Iranian Oil Minister Bijan Namdar Zanganeh, in an interview with the Persian-language Islamic Republic News Agency (IRNA), said the country is planning to make a complaint against Turkmenistan Gas Company over the quality of the natural gas it is delivering to Iran.
“We are also going to file another complaint with the International Court of Justice (ICJ) to [make the company] review the price of the [natural] gas it is exporting [to Iran] because we believe their prices are too high and must be reduced,” he added.
He noted that Tehran and Ashgabat have earlier made complaints against each other over issues pertaining to natural gas.
“They claim Iran is $1.5 billion in arrears to them over [natural] gas exports, but we believe this figure is not right,” said he oil minister.
He said the complaint that Iran has made to them over the exorbitant prices [of natural gas] should be referred to the ICJ as well.
Iran’s Deputy Oil Minister Hamidreza Araqi had earlier touched upon Tehran’s condition for resuming natural gas imports from Turkmenistan.
“If Turkmenistan brings down [natural] gas prices, we will buy gas from the country. If Ashgabat refuses to agree to our demands, we will file a complaint with the ICC over the country’s cutting off gas [supplies],” Araqi had already underscored.
Differences between Iran and Turkmenistan over natural gas heightened at the beginning of 2017 when Turkmenistan stopped its natural gas exports to Iran. Now, one year on since then, the disagreement still lingers on. Given that talks have failed to produce tangible results, the case is likely to be sent to the ICJ in the near future.
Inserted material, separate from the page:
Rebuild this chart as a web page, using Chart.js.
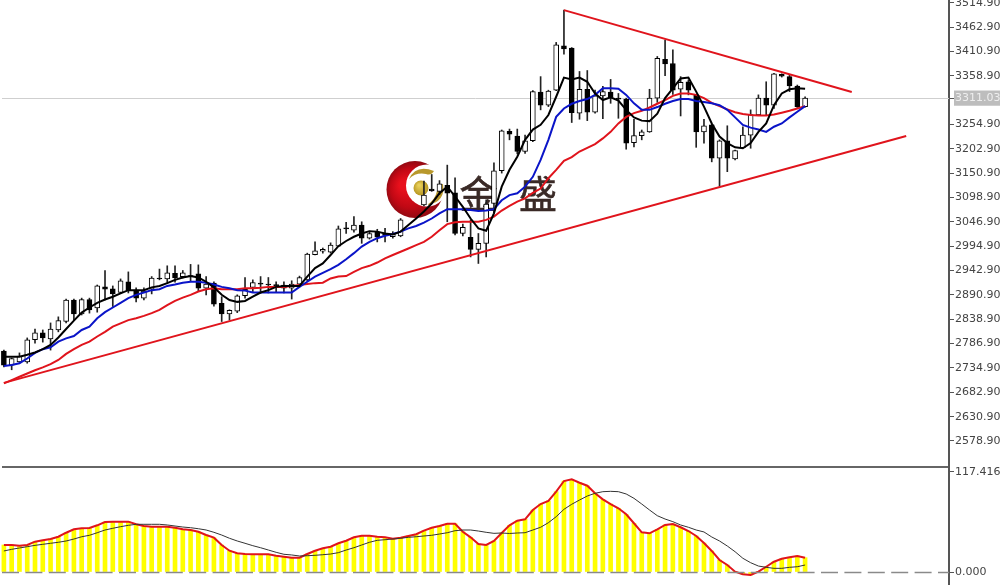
<!DOCTYPE html>
<html>
<head>
<meta charset="utf-8">
<script src="https://cdn.jsdelivr.net/npm/chart.js@4"></script>
<style>
  html, body { margin: 0; padding: 0; background: #fff; overflow: hidden; }
  canvas { position: absolute; left: 0; filter: blur(0.3px); }
  #priceChart { top: 0; }
  #macdChart { top: 466px; }
</style>
</head>
<body>
<canvas id="priceChart" width="1000" height="466"></canvas>
<canvas id="macdChart" width="1000" height="119"></canvas>
<script>
// Candles (null = hidden behind the logo)
const opens = [2771,2741,2748,2748,2795,2810,2797,2816,2834,2880,2850,2881,2863,2908,2904,2896,2919,2901,2884,2903,2927,2925,2937,2930,2932,2936,2905,2916,2873,2850,2856,2889,2907,2916,2914,2913,2912,2905,2914,2923,2977,2984,2982,2995,3034,3029,3040,3012,3025,3020,3015,3017,null,null,3083,3117,3112,3125,3109,3022,3014,2988,3001,3086,3156,3240,3230,3197,3220,3324,3296,3328,3423,3418,3279,3330,3281,3316,3324,3311,3309,3216,3231,3239,3311,3394,3385,3330,3346,3318,3239,3254,3183,3220,3181,3205,3232,3275,3311,3296,3362,3357,3337,3293];
const closes = [2741,2755,2760,2795,2810,2799,2818,2836,2880,2850,2881,2859,2910,2903,2893,2921,2901,2884,2899,2927,2925,2938,2927,2938,2930,2905,2914,2871,2850,2858,2889,2903,2917,2914,2912,2909,2905,2914,2928,2978,2985,2988,2997,3032,3032,3040,3012,3022,3014,3018,3021,3051,null,null,3104,3113,3128,3108,3022,3035,2988,3001,3085,3156,3241,3234,3197,3220,3325,3296,3326,3425,3416,3280,3330,3281,3316,3325,3313,3309,3215,3231,3239,3311,3396,3384,3328,3345,3328,3239,3252,3183,3220,3183,3199,3232,3276,3311,3296,3363,3358,3337,3293,3311];
const highs = [2773,2756,2767,2799,2818,2816,2831,2844,2882,2882,2884,2884,2912,2943,2910,2925,2940,2906,2906,2930,2946,2953,2953,2943,2956,2955,2930,2919,2887,2859,2891,2928,2923,2930,2928,2919,2919,2921,2931,2980,3004,2991,3002,3038,3046,3058,3047,3027,3031,3033,3026,3054,null,null,3134,3148,3135,3168,3141,3042,3051,3022,3094,3173,3243,3245,3245,3232,3327,3357,3328,3430,3499,3419,3368,3370,3328,3336,3351,3321,3311,3266,3243,3330,3400,3435,3414,3357,3350,3318,3266,3255,3222,3252,3200,3250,3286,3318,3346,3364,3363,3360,3339,3314];
const lows = [2737,2731,2745,2745,2788,2790,2773,2812,2831,2837,2848,2852,2854,2880,2866,2895,2895,2876,2880,2893,2923,2916,2918,2927,2919,2898,2891,2867,2834,2837,2853,2884,2898,2895,2895,2898,2895,2882,2908,2921,2976,2980,2980,2994,3022,3025,3001,3010,3004,3004,3012,3015,null,null,3081,3112,3105,3047,3019,3017,2972,2958,2972,3066,3151,3222,3192,3193,3218,3286,3293,3327,3405,3259,3266,3263,3279,3267,3300,3268,3202,3207,3222,3238,3302,3359,3319,3273,3318,3206,3215,3175,3123,3154,3179,3205,3204,3274,3275,3289,3356,3325,3291,3292];

// Moving averages
const maFast = [2759,2759,2759,2763,2768,2775,2784,2800,2818,2836,2853,2864,2874,2881,2887,2894,2901,2901,2901,2907,2910,2916,2923,2928,2931,2928,2919,2907,2891,2880,2876,2878,2887,2896,2901,2908,2910,2910,2910,2930,2948,2958,2976,2995,3006,3015,3022,3027,3026,3022,3020,3026,3040,3054,3069,3086,3108,3122,3101,3079,3054,3033,3028,3065,3122,3158,3186,3222,3244,3254,3275,3314,3355,3351,3355,3346,3321,3307,3313,3306,3286,3270,3263,3262,3278,3311,3332,3353,3355,3325,3293,3257,3229,3215,3206,3204,3215,3239,3257,3296,3321,3330,3332,3331];
const maMid = [2739,2741,2745,2755,2767,2775,2779,2791,2798,2803,2816,2823,2841,2854,2864,2874,2884,2891,2896,2901,2903,2910,2913,2917,2919,2919,2917,2913,2908,2905,2901,2900,2896,2896,2896,2896,2896,2896,2908,2919,2930,2938,2946,2955,2967,2980,2994,3004,3012,3017,3021,3026,3033,3038,3045,3054,3065,3074,3074,3074,3072,3070,3071,3074,3093,3104,3108,3122,3143,3179,3222,3271,3289,3299,3305,3309,3318,3332,3332,3331,3318,3300,3286,3286,3292,3299,3305,3309,3309,3305,3303,3300,3296,3286,3270,3254,3248,3244,3239,3250,3257,3270,3282,3294];
const maSlow = [2702,2709,2716,2723,2730,2736,2743,2752,2765,2775,2784,2791,2802,2812,2823,2830,2837,2841,2846,2852,2859,2869,2878,2885,2891,2898,2903,2905,2903,2903,2903,2905,2905,2906,2908,2908,2908,2910,2912,2914,2916,2917,2926,2930,2931,2940,2948,2953,2960,2969,2976,2983,2990,2997,3004,3015,3029,3042,3046,3047,3047,3047,3051,3058,3071,3081,3090,3097,3109,3118,3140,3158,3177,3185,3197,3205,3213,3225,3239,3257,3271,3279,3284,3291,3299,3307,3316,3321,3321,3318,3311,3301,3294,3287,3281,3277,3275,3274,3274,3276,3280,3284,3289,3294];

// Trend lines: bar number and price of each end
const resistanceBars = [72, 109];
const resistancePrices = [3499, 3324];
const supportBars = [0, 116];
const supportPrices = [2703, 3230];

// Lower pane
const macdMain = [31.7,31.7,30.9,31.7,35.6,37.2,38.7,41.4,46.1,50.1,51.3,51.7,54.8,58.7,59.1,59.1,59.1,56,54,53.2,53.2,53.2,52,50.1,49.3,47.3,43.4,40.3,31.7,25,22,21.1,20.8,20.8,20.8,19.1,18,16.8,16.8,21.1,25,27.8,29.7,33.7,36.7,40.7,42.6,42.6,41.4,40.7,39.1,40.3,42.3,44.3,48.5,52,54,56.7,56.7,47.3,40.7,32.9,31.7,36.4,45.8,54.8,60.2,61.9,72.8,79.8,83.4,94.3,106.8,108.8,104.8,101.3,92.4,85.3,79.8,74.8,67.7,57.2,46.6,45.4,50.1,55.2,56.4,52.5,48.1,42.3,34,24.7,14.1,8.2,0.4,-2.7,-3.5,0.4,6.2,12.1,15.6,17.3,18.8,16.8];
const macdSignal = [24.7,26.6,28.2,29.7,31.3,32.5,33.7,34.9,36.4,38.7,41.4,43.1,46.1,49.3,51.3,53.2,54.8,56,56,56,56,55.2,54,52.8,52,50.8,49.3,46.6,43.4,39.6,36.4,33.7,30.9,28.5,25.8,23.1,20.8,20,18.8,19.1,19.6,20.3,21.1,22.7,25.8,28.5,31.7,34.9,37.2,37.9,38.7,39.6,40.7,41.4,42.3,43.1,44.6,46.1,48.5,49.3,49.3,48.1,46.6,45.4,45.8,45.2,45.8,46.1,49.3,52.5,57.9,64.9,73.6,79.5,84.5,89.2,92.4,94.3,94.7,94.3,91.6,86.5,79.8,72.8,66.1,62.2,59.1,55.2,52.5,49.3,47,41.1,36.4,30.5,23.8,16.1,10.9,7,5.5,4.3,4.3,5.5,6.2,8.2];

// Axis
const priceTicks = [3514.9,3462.9,3410.9,3358.9,3254.9,3202.9,3150.9,3098.9,3046.9,2994.9,2942.9,2890.9,2838.9,2786.9,2734.9,2682.9,2630.9,2578.9];
const lastPrice = 3311.03;
const macdTicks = [117.416, 0];

const slots = Array.from({ length: 122 }, (_, i) => String(i));
const axisColor = '#555';
const labelFont = { family: '"DejaVu Sans"', size: 11 };

function ohlcBars(a, b) {
    return a.map((v, i) => (v === null ? null : [v, b[i]]));
}

function lineSet(data, color, width, order) {
    return { type: 'line', data, borderColor: color, borderWidth: width, pointRadius: 0, tension: 0, order };
}

function endPoints(bars, values) {
    return bars.map((b, i) => ({ x: slots[b], y: values[i] }));
}

function rightAxis(min, max, ticks, format, extra) {
    return Object.assign({
        position: 'right',
        min,
        max,
        afterBuildTicks: s => { s.ticks = ticks.map(value => ({ value })); },
        // the pane runs edge to edge, no room kept for the outer labels
        afterFit: s => { s.width = 51; s.paddingTop = 0; s.paddingBottom = 0; },
        border: { display: true, color: axisColor, width: 2 },
        grid: { drawOnChartArea: false, drawTicks: true, tickLength: 5, color: axisColor },
        ticks: { autoSkip: false, padding: 1, font: labelFont, color: '#444', callback: format, maxRotation: 0 }
    }, extra || {});
}

// Watermark under the candles
const watermark = {
    id: 'watermark',
    beforeDatasetsDraw(chart) {
        const c = chart.ctx;
        c.save();
        const red = c.createRadialGradient(403, 185, 4, 415, 190, 30);
        red.addColorStop(0, '#e8101c');
        red.addColorStop(0.6, '#c00814');
        red.addColorStop(1, '#8a0a12');
        c.fillStyle = red;
        c.beginPath(); c.arc(415, 189.5, 28.5, 0, Math.PI * 2); c.fill();
        c.fillStyle = '#fff';
        c.beginPath(); c.arc(427, 185.5, 21, 0, Math.PI * 2); c.fill();
        const gold = c.createRadialGradient(419, 185, 1, 421, 188, 8);
        gold.addColorStop(0, '#e8cf5a');
        gold.addColorStop(1, '#b5941f');
        c.fillStyle = gold;
        c.beginPath(); c.arc(421, 188, 7.5, 0, Math.PI * 2); c.fill();
        c.fillStyle = '#b8982c';
        c.beginPath();
        c.moveTo(409, 179);
        c.quadraticCurveTo(416, 164, 434, 171);
        c.quadraticCurveTo(431, 176, 426, 174);
        c.quadraticCurveTo(416, 172, 409, 179);
        c.fill();
        c.beginPath();
        c.moveTo(427, 205);
        c.quadraticCurveTo(446, 202, 443, 184);
        c.quadraticCurveTo(438, 185, 437, 191);
        c.quadraticCurveTo(435, 200, 427, 205);
        c.fill();
        c.fillStyle = '#3a2a26';
        c.strokeStyle = '#3a2a26';
        c.lineWidth = 0.6;
        c.font = '38px "Noto Sans CJK SC"';
        c.textBaseline = 'alphabetic';
        c.fillText('金', 459.5, 208);
        c.strokeText('金', 459.5, 208);
        c.fillText('盛', 519, 208);
        c.strokeText('盛', 519, 208);
        c.restore();
    }
};

// Last price line across the pane
const priceLine = {
    id: 'priceLine',
    beforeDatasetsDraw(chart) {
        const y = Math.round(chart.scales.y.getPixelForValue(lastPrice)) + 0.5;
        const c = chart.ctx;
        c.save();
        c.strokeStyle = '#cfcfcf';
        c.lineWidth = 1;
        c.beginPath(); c.moveTo(2, y); c.lineTo(chart.chartArea.right, y); c.stroke();
        c.restore();
    }
};

// Pane separator and dashed zero line
const macdFrame = {
    id: 'macdFrame',
    beforeDraw(chart) {
        chart.ctx.fillStyle = '#666';
        chart.ctx.fillRect(2, 0, chart.chartArea.right - 2, 2);
    },
    afterDatasetsDraw(chart) {
        const y = Math.round(chart.scales.y.getPixelForValue(0)) + 0.5;
        const c = chart.ctx;
        c.save();
        c.strokeStyle = '#8a8a8a';
        c.lineWidth = 1.5;
        c.setLineDash([17, 6.4]);
        c.beginPath(); c.moveTo(2, y); c.lineTo(chart.chartArea.right, y); c.stroke();
        c.restore();
    }
};

const baseOptions = {
    responsive: false,
    animation: false,
    devicePixelRatio: 1,
    layout: { autoPadding: false, padding: 0 },
    plugins: { legend: { display: false }, tooltip: { enabled: false } }
};

new Chart(document.getElementById('priceChart'), {
    type: 'bar',
    data: {
        labels: slots,
        datasets: [
            lineSet(endPoints(resistanceBars, resistancePrices), '#e0141c', 2, 0),
            lineSet(endPoints(supportBars, supportPrices), '#e0141c', 2, 0),
            lineSet(maFast, '#000', 2, 1),
            lineSet(maMid, '#0a14c8', 2, 2),
            lineSet(maSlow, '#e0141c', 2, 3),
            {
                data: ohlcBars(opens, closes),
                backgroundColor: opens.map((o, i) => (closes[i] >= o ? '#fff' : '#000')),
                borderColor: '#000',
                borderWidth: 1,
                borderSkipped: false,
                barThickness: 5,
                grouped: false,
                order: 5
            },
            {
                data: ohlcBars(lows, highs),
                backgroundColor: '#222',
                barThickness: 1,
                grouped: false,
                order: 6
            }
        ]
    },
    options: Object.assign({}, baseOptions, {
        scales: {
            x: { display: false },
            y: rightAxis(2525.5, 3520.6, priceTicks.concat(lastPrice), v => v.toFixed(2), {
                ticks: {
                    autoSkip: false, padding: 1, font: labelFont, maxRotation: 0,
                    callback: v => v.toFixed(2),
                    color: ctx => (ctx.tick.value === lastPrice ? '#eee' : '#444'),
                    showLabelBackdrop: ctx => ctx.tick.value === lastPrice,
                    backdropColor: '#bdbdbd',
                    backdropPadding: 1
                }
            })
        }
    }),
    plugins: [watermark, priceLine]
});

new Chart(document.getElementById('macdChart'), {
    type: 'bar',
    data: {
        labels: slots,
        datasets: [
            lineSet(macdSignal, '#333', 1, 0),
            lineSet(macdMain, '#e0141c', 2, 1),
            { data: macdMain, backgroundColor: '#ffff00', barThickness: 4, order: 2 }
        ]
    },
    options: Object.assign({}, baseOptions, {
        scales: {
            x: { display: false },
            y: rightAxis(-15.26, 124.44, macdTicks, v => v.toFixed(3))
        }
    }),
    plugins: [macdFrame]
});
</script>
</body>
</html>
The Iran-Turkmenistan gas dispute broke out in late 2016. Finally, Turkmenistan completely cut off its exports of natural gas to Iran at the beginning of 2017 under the pretext that Tehran owed Turkmenistan for gas supplies.
Iran, itself a major gas exporting country, has been temporarily importing natural gas from Turkmenistan to supply its northern and northeastern provinces with their required fuel. The gas imports are expected be halted once a huge gas pipeline project connecting the northern provinces to the national gas pipeline network is finished.